◆ **WORK TO DO**:
Whenever a line contains the string "this", copy it out of the entries.

--- Begin TASK INPUT ---

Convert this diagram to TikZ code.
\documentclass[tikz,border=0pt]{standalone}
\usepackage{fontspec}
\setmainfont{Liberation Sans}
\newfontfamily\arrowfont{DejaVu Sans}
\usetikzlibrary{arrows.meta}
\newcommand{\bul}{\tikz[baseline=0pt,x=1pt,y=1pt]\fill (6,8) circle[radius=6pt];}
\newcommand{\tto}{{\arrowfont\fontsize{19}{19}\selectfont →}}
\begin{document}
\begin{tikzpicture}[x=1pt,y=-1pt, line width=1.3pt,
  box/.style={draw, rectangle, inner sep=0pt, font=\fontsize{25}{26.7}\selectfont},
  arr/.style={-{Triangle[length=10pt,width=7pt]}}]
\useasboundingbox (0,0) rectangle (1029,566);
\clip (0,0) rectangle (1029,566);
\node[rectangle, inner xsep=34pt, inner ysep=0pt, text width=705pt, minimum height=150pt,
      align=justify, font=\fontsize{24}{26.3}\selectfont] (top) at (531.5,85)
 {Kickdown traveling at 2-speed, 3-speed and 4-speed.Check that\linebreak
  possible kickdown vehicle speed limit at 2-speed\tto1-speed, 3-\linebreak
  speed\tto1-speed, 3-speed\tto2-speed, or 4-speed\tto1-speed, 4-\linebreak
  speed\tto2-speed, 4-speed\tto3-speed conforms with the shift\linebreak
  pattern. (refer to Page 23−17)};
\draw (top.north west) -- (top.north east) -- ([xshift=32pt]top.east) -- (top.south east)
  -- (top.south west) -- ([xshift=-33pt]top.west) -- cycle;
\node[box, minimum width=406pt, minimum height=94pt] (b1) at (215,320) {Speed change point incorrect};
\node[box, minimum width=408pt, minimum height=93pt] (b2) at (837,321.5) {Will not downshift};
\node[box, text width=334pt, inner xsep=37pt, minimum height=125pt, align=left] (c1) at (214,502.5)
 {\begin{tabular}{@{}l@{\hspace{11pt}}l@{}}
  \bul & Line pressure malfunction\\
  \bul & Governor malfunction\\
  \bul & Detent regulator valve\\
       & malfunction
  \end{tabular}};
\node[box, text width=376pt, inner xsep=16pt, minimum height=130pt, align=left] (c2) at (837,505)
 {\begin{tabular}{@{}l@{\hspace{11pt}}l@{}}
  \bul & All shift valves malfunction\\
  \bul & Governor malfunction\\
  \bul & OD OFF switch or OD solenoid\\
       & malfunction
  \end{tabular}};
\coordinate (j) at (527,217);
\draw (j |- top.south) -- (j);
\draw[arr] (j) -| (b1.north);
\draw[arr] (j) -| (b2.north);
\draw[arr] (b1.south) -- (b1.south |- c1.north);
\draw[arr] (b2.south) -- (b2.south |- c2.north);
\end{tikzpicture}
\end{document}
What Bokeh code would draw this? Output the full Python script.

--- End TASK INPUT ---

◆ **TASK SOLUTION**:
Convert this diagram to TikZ code.
What Bokeh code would draw this? Output the full Python script.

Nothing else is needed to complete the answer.